Descriptive ethics will include research from the fields of anthropology; psychology, sociology and history in order to determine what people do or have believed about moral norms. Descriptive ethics is sometimes referred to as comparative ethics because so much activity can involve comparing ethical systems: comparing the ethics of the past to the present, comparing the ethics of one society to another and comparing the ethics which people claim to follow with the actual rules of conduct, which do describe their actions.

Descriptive ethics asks two basic questions:

1. What do people claim as their moral norms?

2. How do people actually behave when it comes to moral problems?

Metaethics

Investigates where our ethical principles come from, and what they mean.

· Are they merely social inventions?

· Do they involve more than expressions of our individual emotions?

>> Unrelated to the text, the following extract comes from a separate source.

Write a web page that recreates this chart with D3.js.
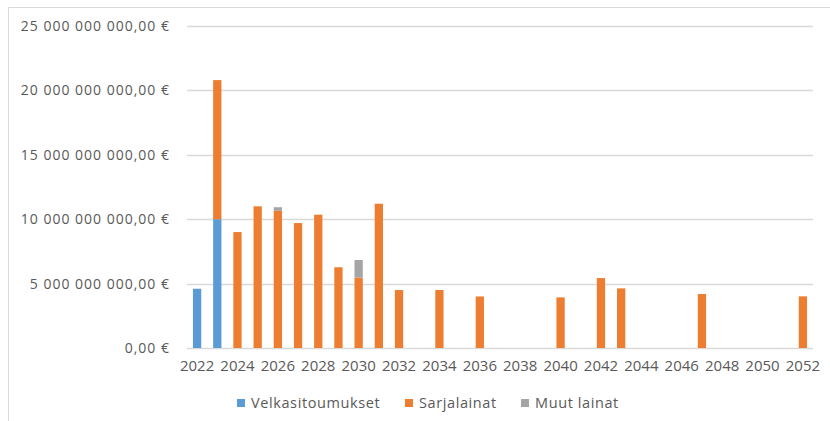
<!DOCTYPE html>
<html>
<head>
<meta charset="utf-8">
<script src="https://cdn.jsdelivr.net/npm/d3@7"></script>
<style>
  body { margin: 0; background: #fff; }
  svg { display: block; font-family: "Open Sans", sans-serif; }
</style>
</head>
<body>
<svg id="chart" width="830" height="421"></svg>
<script>
const years = d3.range(2022, 2053).map(String)
const seriesNames = ['Velkasitoumukset', 'Sarjalainat', 'Muut lainat']
const colors = ['#5B9BD5', '#ED7D31', '#A5A5A5']

// billions of euros
const velkasitoumukset = [4.6, 10.0, 0, 0, 0, 0, 0, 0, 0, 0, 0, 0, 0, 0, 0, 0, 0, 0, 0, 0, 0, 0, 0, 0, 0, 0, 0, 0, 0, 0, 0]
const sarjalainat = [0, 10.8, 9.0, 11.0, 10.65, 9.7, 10.35, 6.27, 5.46, 11.2, 4.5, 0, 4.5, 0, 4.0, 0, 0, 0, 3.93, 0, 5.43, 4.63, 0, 0, 0, 4.19, 0, 0, 0, 0, 4.01]
const muutLainat = [0, 0, 0, 0, 0.28, 0, 0, 0, 1.37, 0, 0, 0, 0, 0, 0, 0, 0, 0, 0, 0, 0, 0, 0, 0, 0, 0, 0, 0, 0, 0, 0]
const yTicks = [0, 5e9, 10e9, 15e9, 20e9, 25e9]

const rows = years.map((y, i) => ({
  year: y,
  Velkasitoumukset: velkasitoumukset[i] * 1e9,
  Sarjalainat: sarjalainat[i] * 1e9,
  'Muut lainat': muutLainat[i] * 1e9,
}))

const svg = d3.select('#chart')
const margin = { left: 187, right: 17, top: 26, bottom: 73 }
const width = 830, height = 421

// outer frame of the chart area
svg.append('path')
  .attr('d', `M8.5,${height} V7.5 H${width}`)
  .attr('fill', 'none')
  .attr('stroke', '#D9D9D9')
  .attr('stroke-width', 1)

const x = d3.scaleBand()
  .domain(years)
  .range([margin.left, width - margin.right])
  .paddingInner(0.59)
  .paddingOuter(0.295)

const y = d3.scaleLinear()
  .domain([0, 25e9])
  .range([height - margin.bottom, margin.top])

const fmt = (v) => {
  const s = d3.format(',.2f')(v)
  return s.replace(/,/g, ' ').replace('.', ',') + ' €'
}

// gridlines
svg.append('g')
  .selectAll('line')
  .data(yTicks)
  .join('line')
  .attr('x1', margin.left)
  .attr('x2', width - margin.right)
  .attr('y1', (d) => Math.round(y(d)) + 0.5)
  .attr('y2', (d) => Math.round(y(d)) + 0.5)
  .attr('stroke', '#D9D9D9')
  .attr('stroke-width', 1.3)

// y labels
svg.append('g')
  .selectAll('text')
  .data(yTicks)
  .join('text')
  .attr('x', 170)
  .attr('y', (d) => y(d))
  .attr('dy', '0.35em')
  .attr('text-anchor', 'end')
  .attr('fill', '#595959')
  .attr('font-size', 14)
  .attr('letter-spacing', 1)
  .text(fmt)

const stack = d3.stack().keys(seriesNames)(rows)

svg.append('g')
  .selectAll('g')
  .data(stack)
  .join('g')
  .attr('fill', (_, i) => colors[i])
  .selectAll('rect')
  .data((d) => d)
  .join('rect')
  .attr('x', (d) => x(d.data.year))
  .attr('width', x.bandwidth())
  .attr('y', (d) => y(d[1]))
  .attr('height', (d) => y(d[0]) - y(d[1]))

// x labels, every second year
const xAxis = d3.axisBottom(x)
  .tickValues(years.filter((_, i) => i % 2 === 0))
  .tickSize(0)
  .tickPadding(12)

const gx = svg.append('g')
  .attr('transform', `translate(0,${height - margin.bottom})`)
  .call(xAxis)
gx.select('.domain').remove()
gx.selectAll('text')
  .attr('fill', '#595959')
  .attr('font-size', 15)
  .attr('font-family', '"Open Sans", sans-serif')

// legend
const legendX = [237, 405, 521]
const legend = svg.append('g')
  .selectAll('g')
  .data(seriesNames)
  .join('g')
  .attr('transform', (_, i) => `translate(${legendX[i]},403)`)
legend.append('rect')
  .attr('y', -4)
  .attr('width', 8)
  .attr('height', 8)
  .attr('fill', (_, i) => colors[i])
legend.append('text')
  .attr('x', 14)
  .attr('dy', '0.35em')
  .attr('fill', '#595959')
  .attr('font-size', 14.5)
  .attr('letter-spacing', 0.6)
  .text((d) => d)
</script>
</body>
</html>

It is a philosophical study of the meaning, nature and methodology of moral judgments and terms, relations between moral concepts, the correct ways of arguing about moral issues, similarities and differences between various normative systems like morality, religion, law, etiquette, aesthetics, the judgments of taste, etc.

Normative ethics

Takes on the task of arriving at moral standards that regulate right and wrong conduct. This may involve articulating the good habits that we should acquire, the duties that we should follow, or the consequences of our behavior on others. Normative ethics is concerned with classifying actions as right and wrong without bias, as opposed to applied ethics.

Applied ethics

Involves examining specific controversial issues, such as abortion, infanticide, animal rights, environmental concerns, homosexuality, capital punishment, or nuclear war. By using the conceptual tools of metaethics and normative ethics, discussions in applied ethics try to resolve these controversial issues.